Content from External Source
No joke, we got actual death threats for that. If you're going to try and guess why, take a second guess, you are almost certainly wrong with your first guess. Back in those days (early 2000s) we were hosted on a very friendly ISP that would have never have blocked our server no matter the complaint.
 
This is also useful in pointing out context. When I saw the original photo, I just assumed it was a long shot and that I was looking out over a vast Moab or Monument Valley type landscape with this incredible spoon-like weathered arch-thing. something it would be cool to walk on if we ever get to Mars. Now seeing this photo above, it looks like it's just a small rock something the size of my hand maybe? Certainly not part of a sweeping vista I had seen in the original:
Great point NorCal Dave. I also thought the same thing when seeing the picture. What went through my head:

That's a cool rock formation.
I wonder how much weight it could hold, even on Mars.
That's really long, maybe the lower gravity makes it possible?
Maybe that's just really brittle and things like that wouldn't last on earth because of the denser air/wind/etc?

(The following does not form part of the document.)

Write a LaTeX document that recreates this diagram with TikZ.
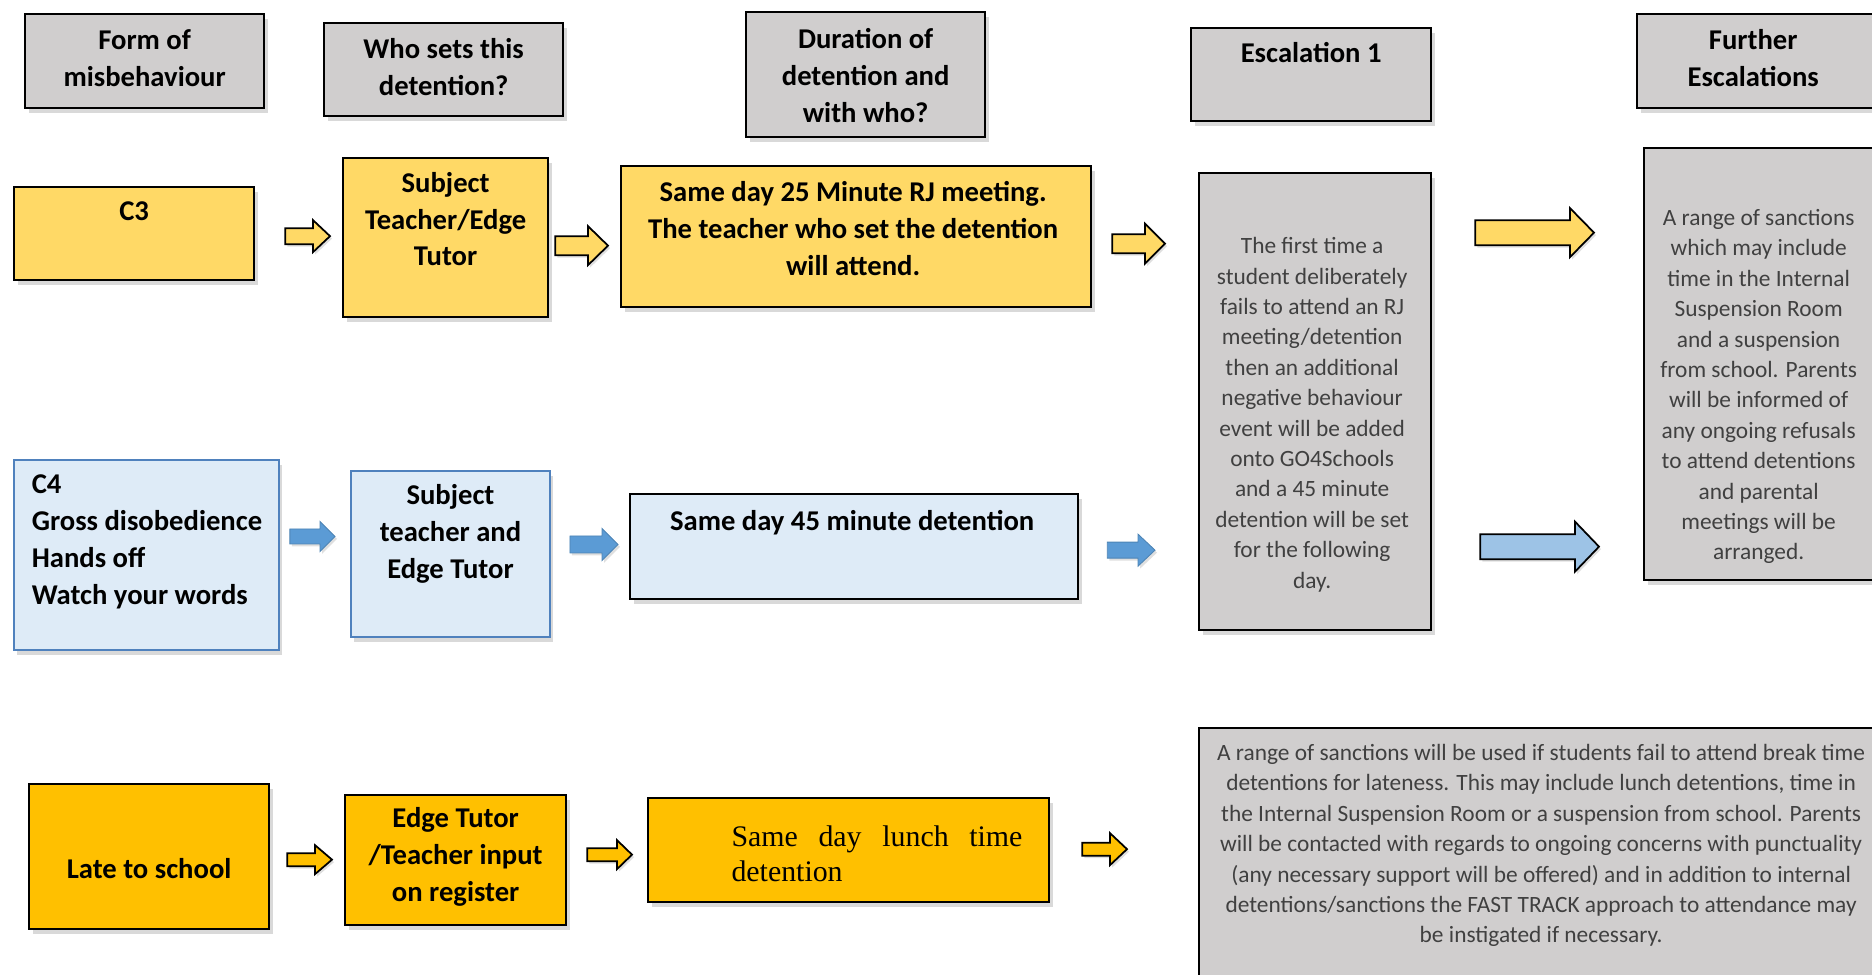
\documentclass[tikz,border=0pt]{standalone}
\usepackage{fontspec}
\setmainfont{Carlito}
\newfontfamily\serifface{Liberation Serif}
\usetikzlibrary{positioning,shapes,calc,shadows}
\def\px{0.02cm}
\definecolor{hdrgray}{RGB}{208,206,206}
\definecolor{paleyellow}{RGB}{255,217,102}
\definecolor{amber}{RGB}{255,192,0}
\definecolor{paleblue}{RGB}{222,235,247}
\definecolor{edgeblue}{RGB}{79,129,189}
\definecolor{midblue}{RGB}{91,155,213}
\definecolor{skyblue}{RGB}{157,195,230}
\definecolor{notegray}{RGB}{64,64,64}
\tikzstyle{cell}=[draw,line width=1.3pt,inner sep=0pt,
  drop shadow={opacity=0.3,shadow xshift=0.07cm,shadow yshift=-0.1cm}]
\tikzstyle{greycell}=[cell,fill=hdrgray]
\tikzstyle{yellowcell}=[cell,fill=paleyellow]
\tikzstyle{bluecell}=[cell,fill=paleblue,draw=edgeblue,line width=1.1pt]
\tikzstyle{ambercell}=[cell,fill=amber]
\tikzstyle{boldtxt}=[inner sep=0pt,align=center,font={\fontsize{16.3pt}{21pt}\selectfont\bfseries}]
\tikzstyle{notetxt}=[inner sep=0pt,align=center,text=notegray,font={\fontsize{13.3pt}{17.3pt}\selectfont}]
\tikzstyle{fatarrow}=[draw,line width=1pt,line join=miter,
  drop shadow={opacity=0.25,shadow xshift=0.04cm,shadow yshift=-0.05cm}]
\tikzstyle{yarrow}=[fatarrow,fill=paleyellow]
\tikzstyle{aarrow}=[fatarrow,fill=amber]
\tikzstyle{barrow}=[fatarrow,fill=midblue,draw=midblue!85!black,line width=0.5pt]
\tikzstyle{sarrow}=[fatarrow,fill=skyblue]
% box: name, style, x1, y1, x2, y2, text style, text offset, text
\newcommand{\newBox}[9]{%
  \node[#2,anchor=north west,minimum width={(#5-#3)*\px},minimum height={(#6-#4)*\px}] (#1) at (#3,#4) {};
  \node[#7] (#1-t) at ($(#1)+(#8)$) {#9};}
% block arrow: style, from, to, shaft half, head half, head length
\newcommand{\newArrow}[6]{\path[#1] let \p1=(#2), \p2=(#3) in
  (\x1,\y1+#4*\px) -- (\x2-#6*\px,\y1+#4*\px) -- (\x2-#6*\px,\y1+#5*\px) -- (\x2,\y1)
  -- (\x2-#6*\px,\y1-#5*\px) -- (\x2-#6*\px,\y1-#4*\px) -- (\x1,\y1-#4*\px) -- cycle;}

\begin{document}
\begin{tikzpicture}[x=\px,y=-\px]
  \useasboundingbox (0,0) rectangle (1872,974);
  \clip (0,0) rectangle (1872,974);

  % column headers
  \newBox{form}{greycell}{24}{13}{263}{107}{boldtxt}{0,-3}{Form of\\misbehaviour}
  \newBox{who}{greycell}{323}{22}{562}{115}{boldtxt}{0,-3}{Who sets this\\detention?}
  \newBox{dur}{greycell}{745}{11}{984}{136}{boldtxt}{0,1}{Duration of\\detention and\\with who?}
  \newBox{esc}{greycell}{1190}{27}{1430}{120}{boldtxt}{0,-22.5}{Escalation 1}
  \newBox{fur}{greycell}{1636}{13}{1876}{107}{boldtxt}{-4,-3}{Further\\Escalations}

  % C3 row
  \newBox{c3}{yellowcell}{13}{186}{253}{279}{boldtxt}{0,-22.5}{C3}
  \newBox{subj1}{yellowcell}{342}{157}{547}{316}{boldtxt}{0,-18.5}{Subject\\Teacher/Edge\\Tutor}
  \newBox{dur1}{yellowcell}{620}{165}{1090}{306}{boldtxt}{-3,-8.5}{Same day 25 Minute RJ meeting.\\The teacher who set the detention\\will attend.}

  % escalations
  \newBox{escb}{greycell}{1198}{172}{1430}{629}{notetxt}{-3,13}{The first time a\\student deliberately\\fails to attend an RJ\\meeting/detention\\then an additional\\negative behaviour\\event will be added\\onto GO4Schools\\and a 45 minute\\detention will be set\\for the following\\day.}
  \newBox{furb}{greycell}{1643}{147}{1876}{579}{notetxt}{-2,22.5}{A range of sanctions\\which may include\\time in the Internal\\Suspension Room\\and a suspension\\from school. Parents\\will be informed of\\any ongoing refusals\\to attend detentions\\and parental\\meetings will be\\arranged.}

  % C4 row
  \newBox{c4}{bluecell}{13}{459}{278}{649}{boldtxt,align=left,anchor=west}{-115,-13}{C4\\Gross disobedience\\Hands off\\Watch your words}
  \newBox{subj2}{bluecell}{350}{470}{549}{636}{boldtxt}{0,-20}{Subject\\teacher and\\Edge Tutor}
  \newBox{dur2}{cell,fill=paleblue}{629}{493}{1077}{598}{boldtxt}{-2,-23.5}{Same day 45 minute detention}

  % lateness row
  \newBox{late}{ambercell}{28}{783}{268}{928}{boldtxt}{0,11.5}{Late to school}
  \newBox{edge}{ambercell}{344}{794}{565}{924}{boldtxt}{0,-3}{Edge Tutor\\/Teacher input\\on register}
  \newBox{lunch}{ambercell}{647}{797}{1048}{901}{inner sep=0pt,anchor=west,text width=5.82cm,align=justify,font={\serifface\fontsize{17pt}{20pt}\selectfont}}{-117.5,3.5}{Same day lunch time \mbox{detention}}
  \newBox{note}{greycell}{1198}{727}{1882}{1000}{notetxt}{0,-19}{A range of sanctions will be used if students fail to attend break time\\detentions for lateness. This may include lunch detentions, time in\\the Internal Suspension Room or a suspension from school. Parents\\will be contacted with regards to ongoing concerns with punctuality\\(any necessary support will be offered) and in addition to internal\\detentions/sanctions the FAST TRACK approach to attendance may\\be instigated if necessary.}

  % arrows
  \newArrow{yarrow}{$(c3.east)+(30,2.5)$}{$(subj1.west)+(-12,0)$}{8}{16}{17}
  \newArrow{yarrow}{$(subj1.east)+(6,8)$}{$(dur1.west)+(-12,0)$}{9.5}{19.5}{20}
  \newArrow{yarrow}{$(dur1.east)+(20,7)$}{$(escb.west)+(-33,0)$}{9.5}{20}{20}
  \newArrow{yarrow}{$(escb.east)+(43,-169)$}{$(furb.west)+(-49,0)$}{12.5}{24.5}{24}
  \newArrow{sarrow}{$(escb.east)+(48,145)$}{$(furb.west)+(-44,0)$}{12.5}{25}{24}
  \newArrow{barrow}{$(c4.east)+(10,-18.5)$}{$(subj2.west)+(-15,0)$}{7.5}{15}{15}
  \newArrow{barrow}{$(subj2.east)+(19,-9.5)$}{$(dur2.west)+(-11,0)$}{8.5}{16}{16}
  \newArrow{barrow}{$(dur2.east)+(28,3.5)$}{$(escb.west)+(-43,0)$}{8}{16}{17}
  \newArrow{aarrow}{$(late.east)+(17,3)$}{$(edge.west)+(-12,0)$}{6.5}{14.5}{17}
  \newArrow{aarrow}{$(edge.east)+(20,-5.5)$}{$(lunch.west)+(-15,0)$}{6.5}{14.5}{15}
  \newArrow{aarrow}{$(lunch.east)+(32,-1)$}{$(note.west)+(-71,0)$}{6.5}{16}{17}
\end{tikzpicture}
\end{document}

If I had just skimmed past the thread, I might have "learned" some nonsense about Mars that I didn't know before. I need to keep in mind that only military personnel are trained to not misinterpret what they see, and I wasn't in the military.
 
It's worth mentioning that most (there are people with conditions that affect their perception of faces) humans are very massively inclined to take notice of faces and our brains are heavily engaged in face recognition and analysis.

This is evolutionary, based on our existence as a highly social species, we rely heavily on recognising other faces and also reading clues from those faces as to the intentions and mood/emotions etc of other humans.

This article is useful in showing the role of face perception for humans.

https://en.wikipedia.org/wiki/Face_perception

So our brains are highly primed to to be looking at faces and pareidolia and the ability to see a face in even the crudest intentional representations are linked to this feature of our cognition.